Dispondo o art. 43, I, do CPP, como condição para o recebimento da denúncia ou queixa, sobre a necessidade de o fato narrado se constituir crime, e sendo este a ação ou omissão típica e ilícita, e integrando o dolo o tipo, caso não esteja o dolo evidenciado na narrativa da inicial estará sendo narrado um fato atípico, que não se adequou ao conceito de crime. E, de acordo com José Frederico Marques,
"a ausência de fato típico torna inadmissível a persecução penal contra o autor de uma conduta que possa ser tida por ilícita ou antijurídica"[5].
O elemento subjetivo, intencional quando do cometimento do fato típico, é indispensável à configuração do delito. Sua ausência, a par de constranger o réu em sua dignidade humana, é falha na descrição da conduta típica. A denúncia, na demonstração da existência do crime, deve descrever todos os elementos (objetivo, subjetivo e normativo). A ausência de qualquer desses elementos deve levar à inviabilidade da ação penal em nome do garantismo processual.
NOTAS
[1] Hans Welzel. Derecho Penal alemán, Santiago: EJC, 1970, p. 95.
[2] O TJDF já decidiu assim:“Faz parte integrante do tipo do art. 157, § 2º, II, do CPB, o elemento subjetivo do dolo que envolve a consciência e a vontade do agente de empregar violência ou grave ameaça como meio de execução, e tal descrição não consta da denúncia e nem está demonstrada nos autos, o que contraria o disposto no art. 41, do CPP, que determina que a exordial de acusação conterá a exposição do fato criminoso com todas as suas circunstâncias.” (TJDF – ACr 2000041007843-4 – 1ª T. – Rel. Des. Pedro Aurélio Rosa de Farias – DJU 07.08.200208.07.2002)

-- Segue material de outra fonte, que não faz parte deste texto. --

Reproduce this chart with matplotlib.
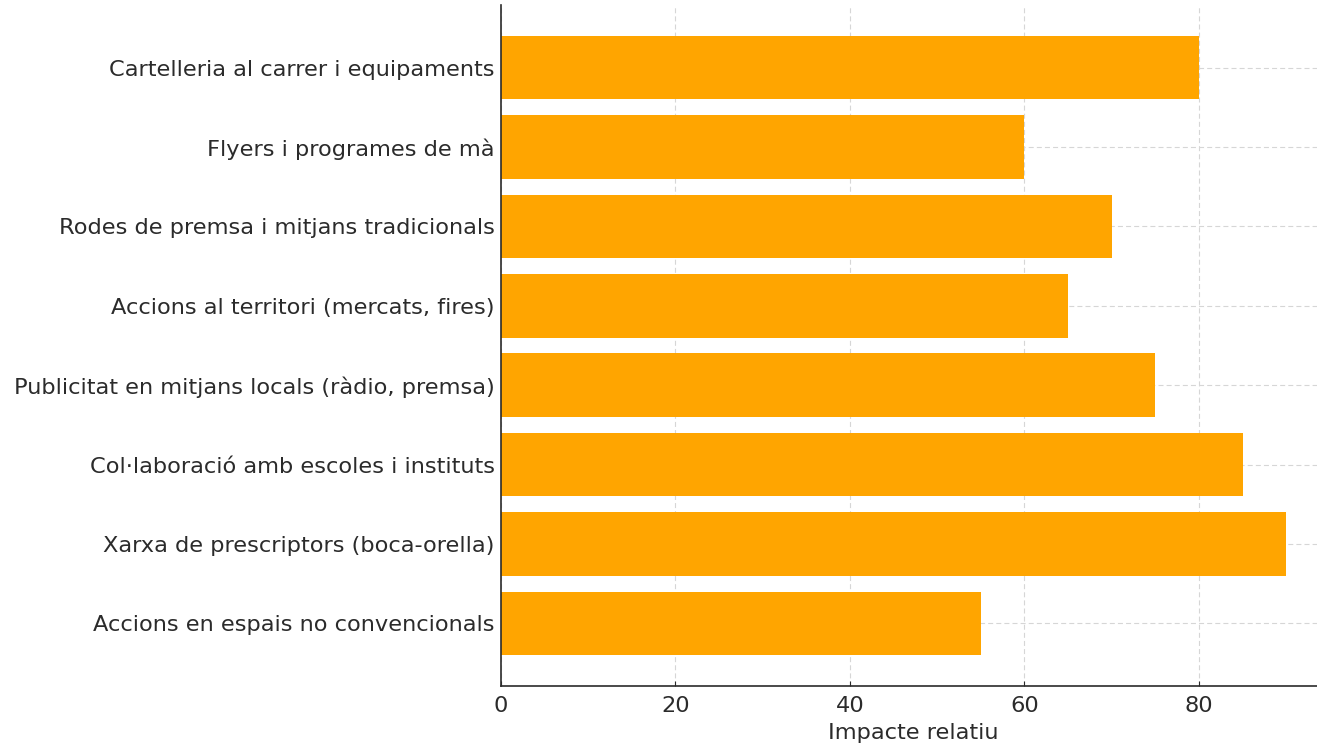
import matplotlib
matplotlib.use('Agg')
import matplotlib.pyplot as plt

categories = [
    'Cartelleria al carrer i equipaments',
    'Flyers i programes de mà',
    'Rodes de premsa i mitjans tradicionals',
    'Accions al territori (mercats, fires)',
    'Publicitat en mitjans locals (ràdio, premsa)',
    'Col·laboració amb escoles i instituts',
    'Xarxa de prescriptors (boca-orella)',
    'Accions en espais no convencionals',
]
impact = [80, 60, 70, 65, 75, 85, 90, 55]

plt.rcParams['font.family'] = ['DejaVu Sans']
plt.rcParams['font.size'] = 16.2
text_color = '#2b2b2b'

fig = plt.figure(figsize=(13.17, 7.49), dpi=100)
ax = fig.add_axes([0.3804, 0.0841, 0.626, 0.9092])

ax.barh(categories, impact, color='orange', height=0.8, zorder=2)
ax.invert_yaxis()

ax.set_xlabel('Impacte relatiu', color=text_color, labelpad=5)
ax.grid(True, linestyle=(0, (4.5, 2.8)), color='#d6d6d6', linewidth=0.8, zorder=0)
ax.tick_params(direction='in', colors=text_color, labelsize=16.2)
ax.tick_params(axis='y', pad=4.5)
ax.tick_params(axis='x', pad=7)
for side in ['top', 'right']:
    ax.spines[side].set_visible(False)
for side in ['left', 'bottom']:
    ax.spines[side].set_color(text_color)
    ax.spines[side].set_linewidth(1.2)

fig.savefig('out.png', dpi=100)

[3] Elementos subjetivos do injusto. BH: Del Rey, 2001, p. 126 e 127.
[4] Criminal. HC. Perturbação da tranqüilidade. Contravenção penal. Trancamento da ação penal. Ausência de justa causa não evidenciada de plano. Inépcia da denúncia. Elemento subjetivo do tipo não detalhado na peça acusatória. Exercício pleno da defesa possível. Falhas não-vislumbradas. Ordem denegada. HC 27481, Ministro GILSON DIPP
[5] MARQUES, José Frederico. Tratado de direto processual penal. São Paulo: Saraiva, v. I, 1980, p. 171.